Andrews and his co-authors provide an intuitive and theoretically grounded way to quantify the degree to which particular statistics discipline model estimates of a particular object of interest, such as the effect of a counterfactual policy. Their approach can be applied to a broad class of models, and the empirical examples in the paper show how.

The two papers hold the promise of fundamentally changing the way economists assess and communicate their results.

*Publication Bias and Inference after Selection*

“Identification of and Correction for Publication Bias” (with M. Kasy, *AER, *2019) is a major contribution to the growing literature on publication bias. The paper proposes models of selective reporting behavior and selection into publication. It shows that replication studies with the same design as the published studies can be used to obtain the unconditional distribution of a parameter of interest. This distribution, along with the distribution of the parameter estimates in the published studies, can be used to correct for publication bias. The same idea can be used in a meta-study that includes both published papers and unpublished papers. The paper has important implications for empirical practice and for rules about publishing studies.

Andrews’ recent working paper, “Inference on Winners” (with Toru Kitagawa and Adam McCloskey, 2020) shows how to conduct inference about a parameter that is chosen as the “best” out of a set of choices, where the choice must be based on sample estimates. For example, one might run an experiment with multiple treatments with the aim of identifying the treatment to recommend to a policy maker. Choosing the best treatment based on the treatment effect estimates, which contain sampling error, leads to bias from a “winner’s curse” problem. Andrews and his co-authors provide estimators that eliminate this bias.

*Inference with Weak Identification*

In a series of papers, Andrews has provided better ways to perform statistical inference when weak identification is a possibility for a broad class of nonlinear models. And he has provided procedures that can be applied without knowing in advance whether identification is weak and which perform well if identification is strong.

For example, “Conditional Inference with a Functional Nuisance Parameter” (with Anna Mikusheva, *Econometrica*, 2016) considers statistical inference for a broad class of moment condition models when the moment conditions used may not be sufficient to identify the parameter of interest. In contrast to the linear IV model, the GMM model is essentially a semi-parametric model. One can think of the distribution of the moment equations as involving a nuisance functional parameter that arises from the nonparametric part of the model. The key idea of the paper is to condition the distribution of a test statistic on a sufficient statistic for the nuisance functional parameter. This provides the basis for a test with correct size and good power properties. The paper is influencing both empirical practice and how econometricians study GMM models.

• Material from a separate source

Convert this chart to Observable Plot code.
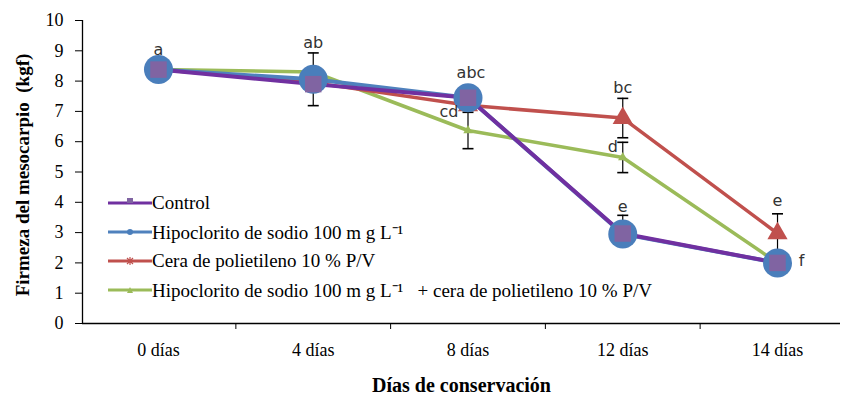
<!DOCTYPE html>
<html><head><meta charset="utf-8">
<script src="https://cdn.jsdelivr.net/npm/d3@7"></script>
<script src="https://cdn.jsdelivr.net/npm/@observablehq/plot@0.6"></script>
<style>
body{margin:0;background:#fff;}
#wrap{position:relative;width:844px;height:404px;}
#legend{position:absolute;left:108px;top:188px;font-family:"Liberation Serif",serif;font-size:19px;color:#000;}
.row{height:29px;display:flex;align-items:center;white-space:nowrap;}
</style></head><body><div id="wrap"><div id="legend"></div></div>
<script>
// ---- data ----
const days = ["0 días", "4 días", "8 días", "12 días", "14 días"];
const seriesNames = [
  "Control",
  "Hipoclorito de sodio 100 m g L\u207B\u00B9",
  "Cera de polietileno 10 % P/V",
  "Hipoclorito de sodio 100 m g L\u207B\u00B9 \u00A0 + cera de polietileno 10 % P/V"
];
const control     = [8.38, 7.90, 7.45, 2.97, 2.00];
const hipoclorito = [8.38, 8.06, 7.45, 2.95, 2.00];
const cera        = [8.38, 7.95, 7.20, 6.78, 2.97];
const combinado   = [8.38, 8.30, 6.37, 5.48, 2.00];
const seriesColors = ["#7030A0", "#4F81BD", "#C0504D", "#9BBB59"];
const yTicks = [0, 1, 2, 3, 4, 5, 6, 7, 8, 9, 10];
// error bars: series index, day index, half-width, lower part shown
const errSeries = [1, 3, 2, 3, 0, 2];
const errDay    = [1, 2, 3, 3, 3, 4];
const errSd     = [0.87, 0.60, 0.65, 0.50, 0.60, 0.65];
const errLower  = [true, true, true, true, false, true];
// significance letters
const letterText = ["a", "ab", "abc", "cd", "bc", "d", "e", "e", "f"];
const letterDay  = [0, 1, 2, 2, 3, 3, 3, 4, 4];
const letterY    = [9.04, 9.27, 8.27, 7.0, 7.79, 5.84, 3.86, 4.06, 2.08];
const letterDx   = [0, 0, 3, -19, 0, -10, 0, 0, 24];

// ---- build tables ----
const allSeries = [control, hipoclorito, cera, combinado];
const rows = allSeries.flatMap((vals, s) => vals.map((v, i) => ({s, i, v})));
const errRows = errSeries.map((s, k) => {
  const v = allSeries[s][errDay[k]];
  return {i: errDay[k], lo: errLower[k] ? v - errSd[k] : v, hi: v + errSd[k], lower: errLower[k]};
});
const letters = letterText.map((t, k) => ({t, i: letterDay[k], y: letterY[k], dx: letterDx[k]}));

const x0 = -0.491, x1 = 4.407;
const capSymbol = {draw(ctx, size) { const w = 5.5; ctx.moveTo(-w, 0); ctx.lineTo(w, 0); }};
const of = s => rows.filter(d => d.s === s);

const marks = [
  Plot.axisY({ticks: yTicks, tickSize: 7, tickPadding: 12, fontSize: 18, label: null, tickFormat: d => d}),
  Plot.axisX({ticks: days.map((d, i) => i), tickSize: 0, tickPadding: 20, fontSize: 18, label: null, tickFormat: i => days[i]}),
  Plot.axisX({ticks: days.slice(1).map((d, i) => i + 0.5), tickSize: 6, tickFormat: () => "", label: null}),
  Plot.ruleX([x0], {stroke: "#000", strokeWidth: 1.3}),
  Plot.ruleY([0], {stroke: "#000", strokeWidth: 1.3}),
  Plot.text(["Firmeza del mesocarpio  (kgf)"], {frameAnchor: "left", textAnchor: "middle", rotate: -90, dx: -60, dy: 3, fontWeight: "bold", fontSize: 19}),
  Plot.text(["Días de conservación"], {frameAnchor: "bottom", dy: 68, fontWeight: "bold", fontSize: 20}),
  // lines
  Plot.line(of(3), {x: "i", y: "v", stroke: seriesColors[3], strokeWidth: 3.5}),
  Plot.line(of(2), {x: "i", y: "v", stroke: seriesColors[2], strokeWidth: 3.5}),
  Plot.line(of(1), {x: "i", y: "v", stroke: seriesColors[1], strokeWidth: 4}),
  Plot.line(of(0), {x: "i", y: "v", stroke: seriesColors[0], strokeWidth: 4}),
  // error bars
  Plot.ruleX(errRows, {x: "i", y1: "lo", y2: "hi", stroke: "#000", strokeWidth: 1.2}),
  Plot.dot(errRows, {x: "i", y: "hi", symbol: capSymbol, stroke: "#000", strokeWidth: 1.6}),
  Plot.dot(errRows.filter(d => d.lower), {x: "i", y: "lo", symbol: capSymbol, stroke: "#000", strokeWidth: 1.6}),
  // markers
  Plot.dot(of(3), {x: "i", y: "v", symbol: "triangle", r: 3.5, fill: seriesColors[3]}),
  Plot.dot(of(2), {x: "i", y: "v", symbol: "triangle", r: 7.5, fill: "#C0504D"}),
  Plot.dot(of(1), {x: "i", y: "v", symbol: "circle", r: 14.5, fill: "#4A7EBB"}),
  Plot.dot(of(0), {x: "i", y: "v", symbol: "square", r: 9.3, fill: "#8064A2"})
];
for (const dx of [...new Set(letterDx)]) {
  marks.push(Plot.text(letters.filter(d => d.dx === dx), {x: "i", y: "y", text: "t", dx, fontFamily: "DejaVu Sans, sans-serif", fontSize: 16, fill: "#333"}));
}

const chart = Plot.plot({
  width: 844, height: 404,
  marginLeft: 82, marginRight: 4, marginTop: 20, marginBottom: 81,
  style: {fontFamily: "Liberation Serif, serif", fontSize: "18px", color: "#000", background: "#fff"},
  x: {type: "linear", domain: [x0, x1], axis: null},
  y: {type: "linear", domain: [0, 10], axis: null},
  marks
});
document.getElementById("wrap").prepend(chart);

// ---- legend ----
const markerSvg = ["<rect x='19' y='2' width='6' height='5' fill='#8064A2'/>",
  "<circle cx='22' cy='7' r='3' fill='#4A7EBB'/>",
  "<path d='M19 4L25 10M25 4L19 10M22 3V11' stroke='#C0504D' stroke-width='1.2'/>",
  "<path d='M19 10L22 4L25 10Z' fill='#9BBB59'/>"];
const legend = document.getElementById("legend");
seriesNames.forEach((name, s) => {
  const row = document.createElement("div");
  row.className = "row";
  row.innerHTML = `<svg width="44" height="14"><line x1="0" x2="44" y1="7" y2="7" stroke="${seriesColors[s]}" stroke-width="3"/>${markerSvg[s]}</svg><span>${name}</span>`;
  legend.appendChild(row);
});
</script></body></html>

Many empirical papers in economics estimate the structural parameters by choosing them to minimize the distance between model predictions about reduced form parameters and sample estimates of those parameters. Statistical inference and based on standard asymptotic theory is justified only if the sampling distribution of the reduced form parameters is tight enough relative to the degree of nonlinearity in the model predictions as a function of the structural parameters. In “A Geometric Approach to Weakly Identified Econometric Models” (with Anna Mikusheva, *Econometrica, *2016), Andrews and Mikusheva use differential geometry to derive uniformly asymptotically valid minimum distance tests. The tests are applicable for a wide range of data generating processes and structural models. This creative paper offers deep insights into the nature of weak identification and provides a better tool for situations in which standard asymptotic inference may not apply.